Anne Marie Armstrong tied it at 52 with a putback basket with 8.5 seconds remaining. Clarendon came down and missed a 3-pointer to win with about three seconds left, sending the game to overtime.

In the extra period, Georgia struck first with a 3-pointer by Miller, but the Lady Bulldogs clearly missed James’ direction for their offense.

Cal took the lead for good at 56-55 with 3:39 left on a steal and drive by Boyd. Jemerigbe then drained a 3-pointer, and Clarendon followed a Boyd miss to give her team its biggest lead at 61-55 with 1:03 to go.

A pair of free throws by Barbee made it 61-57 Cal with 1:03 left. Though Cal was 10 of 20 at the line at that point, Georgia chose not to foul, and Clarendon made them pay with a jumper for a 63-57 lead with 37 seconds left.

Barbee made a basket with 15.6 seconds left, and Cal got a free throw from Reshanda Gray to lead 64-59 with 14.5 seconds left. Armstrong swished a 3-pointer with 3.4 seconds left, then Georgia fouled Clarendon with 2.1 seconds to go.

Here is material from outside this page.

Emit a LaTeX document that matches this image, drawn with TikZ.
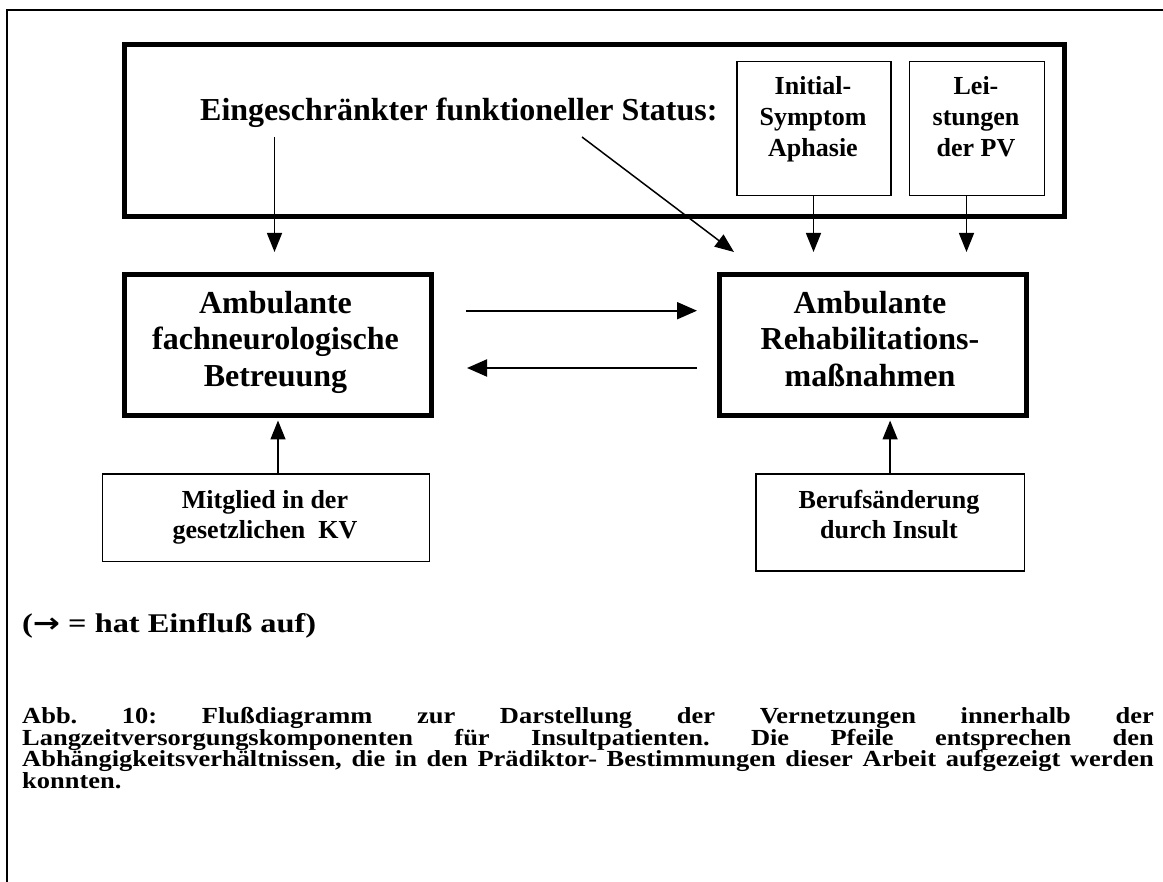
\documentclass[tikz,border=0pt]{standalone}
\usepackage{fontspec}
\setmainfont{Liberation Serif}
\newfontfamily\symfont{DejaVu Sans}
\usetikzlibrary{arrows.meta,calc}
\begin{document}
\begin{tikzpicture}[x=1pt,y=-1pt,
  thickbox/.style={draw,line width=5pt,inner sep=0pt,anchor=north west},
  thinbox/.style={draw,line width=1.5pt,inner sep=0pt,anchor=north west},
  bigfont/.style={font=\fontsize{32}{36.7}\selectfont\bfseries,align=center,inner sep=0pt,anchor=base},
  smallfont/.style={font=\fontsize{26}{31}\selectfont\bfseries,align=center,inner sep=0pt,anchor=base},
  lowfont/.style={font=\fontsize{26}{30}\selectfont\bfseries,align=center,inner sep=0pt,anchor=base},
  conn/.style={line width=1.5pt,-{Triangle[length=19pt,width=15pt]}},
  hconn/.style={line width=2pt,-{Triangle[length=20pt,width=17pt]}}
]
\useasboundingbox (0,0) rectangle (1163,882);
% outer frame (top and left only)
\draw[line width=2pt] (1163,10) -- (7,10) -- (7,882);

% big status box
\node[thickbox,minimum width=940.5pt,minimum height=172pt] (status) at (121.5,42) {};
\node[font=\fontsize{32}{36.7}\selectfont\bfseries,inner sep=0pt,anchor=base west] (title) at (200,120.7) {Eingeschränkter funktioneller Status:};
\node[thinbox,minimum width=154pt,minimum height=134pt] (init) at (736,61) {};
\node[smallfont] (inittext) at (813,157) {Initial-\\Symptom\\Aphasie};
\node[thinbox,minimum width=135pt,minimum height=134pt] (pv) at (908.5,61) {};
\node[smallfont] (pvtext) at (976,157) {Lei-\\stungen\\der PV};

% main boxes
\node[thickbox,minimum width=307pt,minimum height=140.5pt] (neuro) at (122,272.5) {};
\node[bigfont] (neurotext) at (275.5,386.7) {Ambulante\\fachneurologische\\Betreuung};
\node[thickbox,minimum width=307.5pt,minimum height=140.5pt] (reha) at (716.5,272.5) {};
\node[bigfont] (rehatext) at (870,386.7) {Ambulante\\Rehabilitations-\\maßnahmen};

% lower boxes
\node[thinbox,minimum width=327pt,minimum height=87.5pt] (kv) at (101.6,473.3) {};
\node[lowfont] (kvtext) at (265,538.3) {Mitglied in der\\gesetzlichen\ \ KV};
\node[thinbox,minimum width=268.7pt,minimum height=97pt] (beruf) at (755,473.3) {};
\node[lowfont] (beruftext) at (889,538.3) {Berufsänderung\\durch Insult};

% connector end points
\coordinate (a1s) at (274.5,137);
\coordinate (a1e) at (274.5,252);
\coordinate (a2s) at (582,137);
\coordinate (a2e) at (734,252);
\coordinate (a3e) at (813.5,252);
\coordinate (a4e) at (966.5,252);
\coordinate (h1s) at (466,310.7);
\coordinate (h1e) at (697,310.7);
\coordinate (h2s) at (697,368);
\coordinate (h2e) at (467,368);

\draw[conn] (a1s) -- (a1e);
\draw[conn] (a2s) -- (a2e);
\draw[conn] (init.south -| a3e) -- (a3e);
\draw[conn] (pv.south -| a4e) -- (a4e);
\draw[hconn] (h1s) -- (h1e);
\draw[hconn] (h2s) -- (h2e);
\draw[conn] (kv.north -| neuro.south) -- ([yshift=-2.5pt]neuro.south);
\draw[conn] (beruf.north) -- ([yshift=-2.5pt]reha.south -| beruf.north);

% legend
\node[inner sep=0pt,anchor=base west] (legend) at (22,632) {\scalebox{1.2}[1]{\fontsize{27}{30}\selectfont\bfseries ({\symfont\bfseries →} = hat Einfluß auf)}};

% caption
\node[inner sep=0pt,anchor=base west] (caption) at (22,723.3) {\scalebox{1.15}[1]{\parbox[t]{984pt}{\fontsize{23}{21.7}\selectfont\bfseries\frenchspacing\tolerance=10000\hyphenpenalty=10000
Abb. 10: Flußdiagramm zur Darstellung der Vernetzungen innerhalb der\linebreak
Langzeitversorgungskomponenten für Insultpatienten. Die Pfeile entsprechen den\linebreak
Abhängigkeitsverhältnissen, die in den Prädiktor- Bestimmungen dieser Arbeit aufgezeigt werden\linebreak
konnten.}}};
\end{tikzpicture}
\end{document}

Clarendon hit just one free throw, but a desperation midcourt heave by Barbee with a second left smacked harmlessly off the side of the backboard as the horn sounded, and Cal’s players rushed into each other’s arms in celebration.

Clarendon, the regional MVP, led the Bears with 25 points after scoring 19 against LSU. Jemerigbe added 14 points.

Barbee led Georgia with 14 points, followed by 12 for Armstrong and 11 for James.

Cal’s trip to New Orleans is a homecoming of sorts for athletic director Sandy Barbour. She served as Tulane’s athletic director from 1996 to 2000.